[begin Records for the task]
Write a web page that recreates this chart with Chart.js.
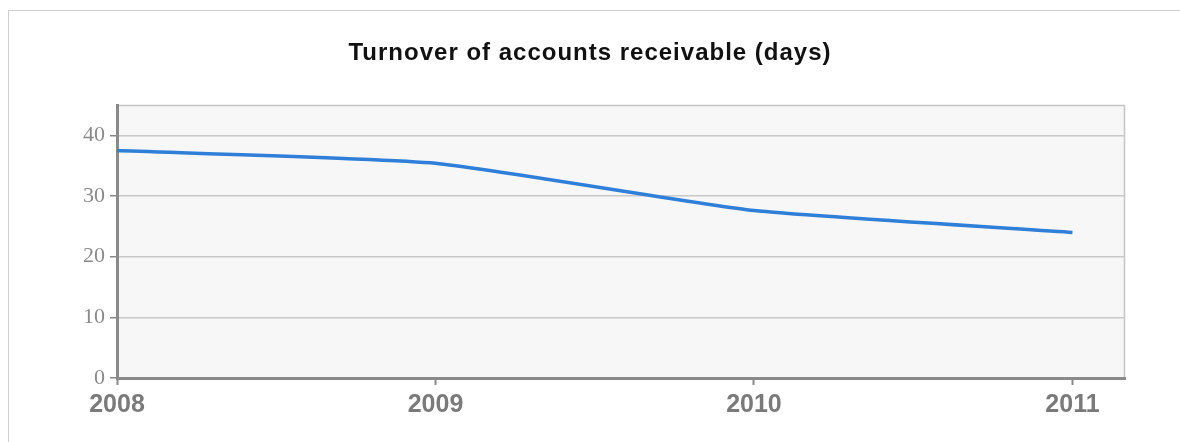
<!DOCTYPE html>
<html lang="en">
<head>
  <meta charset="UTF-8">
  <title>Turnover of accounts receivable (days)</title>
  <script src="https://cdn.jsdelivr.net/npm/chart.js"></script>
  <style>
    html, body {
      margin: 0;
      padding: 0;
      background: #fff;
      overflow: hidden;
    }
    .wrap {
      position: relative;
      width: 1180px;
      height: 442px;
    }
    .frame {
      position: absolute;
      left: 8px;
      top: 10px;
      width: 1180px;
      height: 460px;
      border: 1px solid #cfcfcf;
      pointer-events: none;
    }
    canvas {
      position: absolute;
      left: 0;
      top: 0;
    }
  </style>
</head>
<body>
  <div class="wrap">
    <div class="frame"></div>
    <canvas id="turnoverChart" width="1180" height="442"></canvas>
  </div>

  <script>
    const chartTitle = 'Turnover of accounts receivable (days)';
    const years = [2008, 2009, 2010, 2011];
    const turnoverDays = [37.5, 35.4, 27.6, 24.0];
    const yTicks = [0, 10, 20, 30, 40];

    // plot background, light top/right border and the title (centred on the frame)
    const plotFrame = {
      id: 'plotFrame',
      beforeDraw(chart) {
        const { ctx, chartArea: a } = chart;
        ctx.save();
        ctx.fillStyle = '#f7f7f7';
        ctx.fillRect(a.left, a.top, a.right - a.left, a.bottom - a.top);
        ctx.strokeStyle = '#c4c4c4';
        ctx.lineWidth = 1.5;
        ctx.beginPath();
        ctx.moveTo(a.left, a.top + 0.5);
        ctx.lineTo(a.right - 0.5, a.top + 0.5);
        ctx.lineTo(a.right - 0.5, a.bottom);
        ctx.stroke();

        ctx.fillStyle = '#111';
        ctx.font = 'bold 24px Arial, "Liberation Sans", sans-serif';
        ctx.letterSpacing = '1px';
        ctx.textAlign = 'center';
        ctx.textBaseline = 'alphabetic';
        ctx.fillText(chartTitle, chart.width / 2, 60);
        ctx.restore();
      }
    };

    const ctx = document.getElementById('turnoverChart').getContext('2d');
    new Chart(ctx, {
      type: 'line',
      data: {
        datasets: [{
          label: chartTitle,
          data: years.map((y, i) => ({ x: y, y: turnoverDays[i] })),
          borderColor: '#2f7fd8',
          borderWidth: 3.5,
          pointRadius: 0,
          fill: false,
          tension: 0.15
        }]
      },
      options: {
        responsive: false,
        animation: false,
        layout: { padding: { left: 0, right: 55, top: 105, bottom: 0 } },
        scales: {
          x: {
            type: 'linear',
            min: 2008,
            max: 2011.165,
            afterBuildTicks: axis => {
              axis.ticks = years.map(v => ({ value: v }));
            },
            afterFit: s => { s.height = 64; },
            grid: {
              drawOnChartArea: false,
              drawTicks: true,
              tickLength: 7,
              tickColor: '#888',
              tickWidth: 2
            },
            border: { color: '#8a8a8a', width: 3, dash: [4, 1] },
            ticks: {
              color: '#7a7a7a',
              padding: 5,
              font: { family: 'Arial, "Liberation Sans", sans-serif', size: 25, weight: 'bold' },
              callback: v => String(v)
            }
          },
          y: {
            min: 0,
            max: 45,
            afterBuildTicks: axis => {
              axis.ticks = yTicks.map(v => ({ value: v }));
            },
            afterFit: s => { s.width = 117; },
            grid: {
              color: '#c8c8c8',
              lineWidth: 1.5,
              tickLength: 7,
              tickColor: '#888'
            },
            border: { color: '#8a8a8a', width: 3 },
            ticks: {
              color: '#8a8a8a',
              padding: 5,
              font: { family: '"Liberation Serif", "Times New Roman", serif', size: 22 }
            }
          }
        },
        plugins: {
          legend: { display: false },
          tooltip: { enabled: false },
          title: { display: false }
        }
      },
      plugins: [plotFrame]
    });
  </script>
</body>
</html>
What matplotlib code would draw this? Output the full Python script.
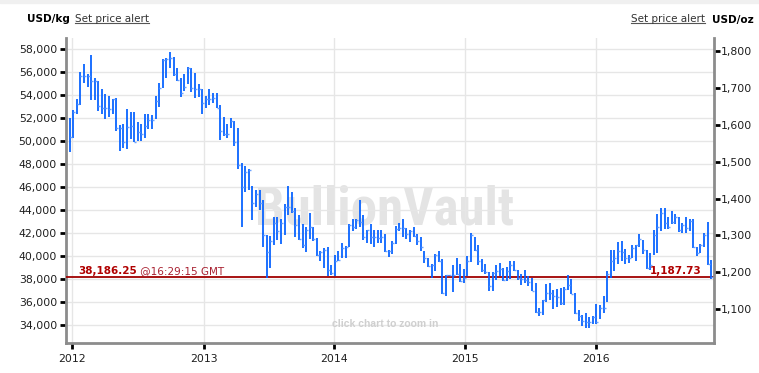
[end Records for the task]
• What to do: Copy everything in the records above except the pictures, exactly as written.

• The response:
Write a web page that recreates this chart with Chart.js.
<!DOCTYPE html>
<html lang="en">
<head>
  <meta charset="UTF-8">
  <title>Turnover of accounts receivable (days)</title>
  <script src="https://cdn.jsdelivr.net/npm/chart.js"></script>
  <style>
    html, body {
      margin: 0;
      padding: 0;
      background: #fff;
      overflow: hidden;
    }
    .wrap {
      position: relative;
      width: 1180px;
      height: 442px;
    }
    .frame {
      position: absolute;
      left: 8px;
      top: 10px;
      width: 1180px;
      height: 460px;
      border: 1px solid #cfcfcf;
      pointer-events: none;
    }
    canvas {
      position: absolute;
      left: 0;
      top: 0;
    }
  </style>
</head>
<body>
  <div class="wrap">
    <div class="frame"></div>
    <canvas id="turnoverChart" width="1180" height="442"></canvas>
  </div>

  <script>
    const chartTitle = 'Turnover of accounts receivable (days)';
    const years = [2008, 2009, 2010, 2011];
    const turnoverDays = [37.5, 35.4, 27.6, 24.0];
    const yTicks = [0, 10, 20, 30, 40];

    // plot background, light top/right border and the title (centred on the frame)
    const plotFrame = {
      id: 'plotFrame',
      beforeDraw(chart) {
        const { ctx, chartArea: a } = chart;
        ctx.save();
        ctx.fillStyle = '#f7f7f7';
        ctx.fillRect(a.left, a.top, a.right - a.left, a.bottom - a.top);
        ctx.strokeStyle = '#c4c4c4';
        ctx.lineWidth = 1.5;
        ctx.beginPath();
        ctx.moveTo(a.left, a.top + 0.5);
        ctx.lineTo(a.right - 0.5, a.top + 0.5);
        ctx.lineTo(a.right - 0.5, a.bottom);
        ctx.stroke();

        ctx.fillStyle = '#111';
        ctx.font = 'bold 24px Arial, "Liberation Sans", sans-serif';
        ctx.letterSpacing = '1px';
        ctx.textAlign = 'center';
        ctx.textBaseline = 'alphabetic';
        ctx.fillText(chartTitle, chart.width / 2, 60);
        ctx.restore();
      }
    };

    const ctx = document.getElementById('turnoverChart').getContext('2d');
    new Chart(ctx, {
      type: 'line',
      data: {
        datasets: [{
          label: chartTitle,
          data: years.map((y, i) => ({ x: y, y: turnoverDays[i] })),
          borderColor: '#2f7fd8',
          borderWidth: 3.5,
          pointRadius: 0,
          fill: false,
          tension: 0.15
        }]
      },
      options: {
        responsive: false,
        animation: false,
        layout: { padding: { left: 0, right: 55, top: 105, bottom: 0 } },
        scales: {
          x: {
            type: 'linear',
            min: 2008,
            max: 2011.165,
            afterBuildTicks: axis => {
              axis.ticks = years.map(v => ({ value: v }));
            },
            afterFit: s => { s.height = 64; },
            grid: {
              drawOnChartArea: false,
              drawTicks: true,
              tickLength: 7,
              tickColor: '#888',
              tickWidth: 2
            },
            border: { color: '#8a8a8a', width: 3, dash: [4, 1] },
            ticks: {
              color: '#7a7a7a',
              padding: 5,
              font: { family: 'Arial, "Liberation Sans", sans-serif', size: 25, weight: 'bold' },
              callback: v => String(v)
            }
          },
          y: {
            min: 0,
            max: 45,
            afterBuildTicks: axis => {
              axis.ticks = yTicks.map(v => ({ value: v }));
            },
            afterFit: s => { s.width = 117; },
            grid: {
              color: '#c8c8c8',
              lineWidth: 1.5,
              tickLength: 7,
              tickColor: '#888'
            },
            border: { color: '#8a8a8a', width: 3 },
            ticks: {
              color: '#8a8a8a',
              padding: 5,
              font: { family: '"Liberation Serif", "Times New Roman", serif', size: 22 }
            }
          }
        },
        plugins: {
          legend: { display: false },
          tooltip: { enabled: false },
          title: { display: false }
        }
      },
      plugins: [plotFrame]
    });
  </script>
</body>
</html>
What matplotlib code would draw this? Output the full Python script.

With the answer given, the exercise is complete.